I to właśnie dobro drużyny jest dla Kurzawy najważniejsze. Piłkarz wzorowo wykonuje swoje zadania defensywne i jest bardzo przydatny w ataku. W obecnych rozgrywkach miał udział w niemal 30 procentach wszystkich akcji bramkowych drużyny Marcina Brosza.

Jedyne, czego bocznemu pomocnikowi Górnika brakuje, to gole. Z tym ma największy problem, pomimo, że potrafi perfekcyjnie wykonywać rzuty wolne, jak na razie w 92 meczach w barwach Trójkolorowych tylko sześć razy wpisywał się na listę strzelców. Jest to jednak piłkarz charakterystyką znacznie bardziej przypominający rozgrywającego, niż egzekutora, co potwierdzają słowa jego trenera z Marcinek Kępno: - Szkoda tylko, że Rafał często gra na boku, bo dla mnie to piłkarz na pozycje numer 8 lub 10. Czasami przypomina mi Deynę - powiedział jakiś czas temu Jacek Falszewski na łamach „Przeglądu Sportowego”.

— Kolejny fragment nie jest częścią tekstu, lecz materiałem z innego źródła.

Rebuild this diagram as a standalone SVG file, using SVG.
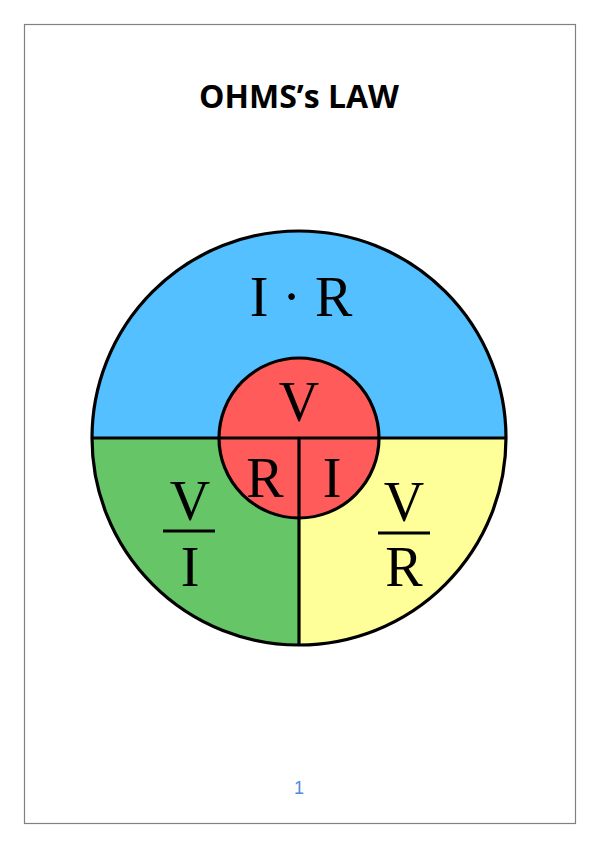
<svg xmlns="http://www.w3.org/2000/svg" width="599" height="848" viewBox="0 0 599 848">
<style>
.ln{stroke:#000;stroke-width:3.2;fill:none}
.sym{font-family:"Liberation Serif","DejaVu Serif",serif;fill:#000;text-anchor:middle;font-size:56px}
</style>
<rect x="0" y="0" width="599" height="848" fill="#fff"/>
<rect x="24.5" y="24.5" width="551" height="799" fill="none" stroke="#808080" stroke-width="1.2"/>
<g id="title"><text x="299" y="108" font-family="Open Sans, Liberation Sans, sans-serif" font-weight="bold" font-size="32" text-anchor="middle">OHMS’s LAW</text></g>
<g id="wheel">
<path id="top" d="M92,438 A207,207 0 0 1 506,438 Z" fill="#55C0FF"/>
<path id="left" d="M92,438 L299,438 L299,645 A207,207 0 0 1 92,438 Z" fill="#66C566"/>
<path id="right" d="M506,438 L299,438 L299,645 A207,207 0 0 0 506,438 Z" fill="#FFFF99"/>
<circle cx="299" cy="438" r="207" class="ln"/>
<line x1="92" y1="438" x2="506" y2="438" class="ln"/>
<line x1="299" y1="438" x2="299" y2="645" class="ln"/>
<circle id="center" cx="299" cy="438" r="80" fill="#FF5B5B" stroke="#000" stroke-width="3.2"/>
<line x1="219" y1="438" x2="379" y2="438" class="ln"/>
<line x1="299" y1="438" x2="299" y2="518" class="ln"/>
</g>
<g id="labels">
<text x="301" y="316" class="sym">I · R</text>
<text x="299" y="421" class="sym">V</text>
<text x="265" y="497" class="sym">R</text>
<text x="332" y="497" class="sym">I</text>
<text x="190" y="520" class="sym">V</text>
<line x1="163" y1="531" x2="215" y2="531" stroke="#000" stroke-width="3.2"/>
<text x="190" y="586" class="sym">I</text>
<text x="404" y="521" class="sym">V</text>
<line x1="378" y1="533" x2="430" y2="533" stroke="#000" stroke-width="3.2"/>
<text x="404" y="586" class="sym">R</text>
</g>
<g id="page"><text x="299" y="794" font-family="Liberation Sans, sans-serif" font-size="18" fill="#4A90D9" text-anchor="middle">1</text></g>
</svg>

Skrzydłowy, który może grać w obronie

O możliwości powołania Kurzawy do reprezentacji Polski mówiło się już przed październikowymi meczami biało-czerwonych z Armenią i Czarnogórą. Wówczas jego kandydaturę rozpatrywano jednak pod kątem gry na lewej obronie, gdzie z powodu kontuzji nie mógł grać Artur Jędrzejczyk, a forma Macieja Rybusa stała pod wielkim znakiem zapytania (ostatecznie na tej pozycji zagrał Bartosz Bereszyński, który za swoje występy zebrał bardzo dobre noty - przyp. red.).

Na decydujące o awansie na MŚ w Rosji mecze powołania Kurzawa ostatecznie nie dostał, ale sam fakt rozważania takiej opcji był sporym wyróżnieniem dla 24-letniego piłkarza, który w tym sezonie na lewej stronie defensywy nie grał ani razu. Ostatni raz wystąpił na tej pozycji ponad pół roku temu, jeszcze w 1. Lidze, w której w ubiegłym sezonie notował asystę w każdym spotkaniu, w którym grał w pomocy.

- Mogę grać na lewej obronie, środku pomocy i na dwóch skrzydłach. Ustalając skład trener przydziela zawodnikom role. Jeżeli w danym meczu jestem bardziej potrzebny na konkretnej pozycji, to przyjmuje tę odpowiedzialność, bo wiem, że będzie to najlepszy wariant dla drużyny. Gra na każdej z wymienionych pozycji wiele mi dała, pozwoliła na polepszenie gry w odbiorze, czy innych aspektach - mówił po awansie do Ekstraklasy Kurzawa na łamach portalu „Gol24.pl”.

Skrzydłowy, który jest lepszy niż etatowi reprezentanci?

Rafał Kurzawa w tym sezonie statystykami przebija nie tylko swoich kolegów z drużyny, ale również piłkarzy etatowo powoływanych do reprezentacji Polski. Zawodnik Górnika ma więcej asyst i większy udział przy wszystkich zdobywanych bramkach niż m.in. Kamil Grosicki w Hull, czy Jakub Błaszczykowski w Wolfsburgu.

Oczywiste jest to, że teoretycznie łatwiej o asysty na boiskach w Ekstraklasie, niż w Bundeslidze, czy Championship, ale powyższe zestawienie udowadnia, że Kurzawa zasługuje na przynajmniej jedną szansę w drużynie narodowej, być może właśnie w którymś z listopadowych spotkań (10.11 z Urugwajem i 13.11 z Meksykiem).

- Rafał Kurzawa może śmiało otworzyć firmę kurierską. Wiesz, że przesyłka będzie na czas i pod właściwy adres. Nie będzie żadnych pomyłek - powiedział podczas jednego z meczów Górnika Andrzej Twarowski na antenie Canal+. Pomyłek na pewno nie będzie podczas powołań Adama Nawałki na najbliższe zgrupowanie, a wiele wskazuje na to, że jednym z adresów, pod który zaproszenie do drużyny narodowej skieruje selekcjoner, będzie ten Rafała Kurzawy.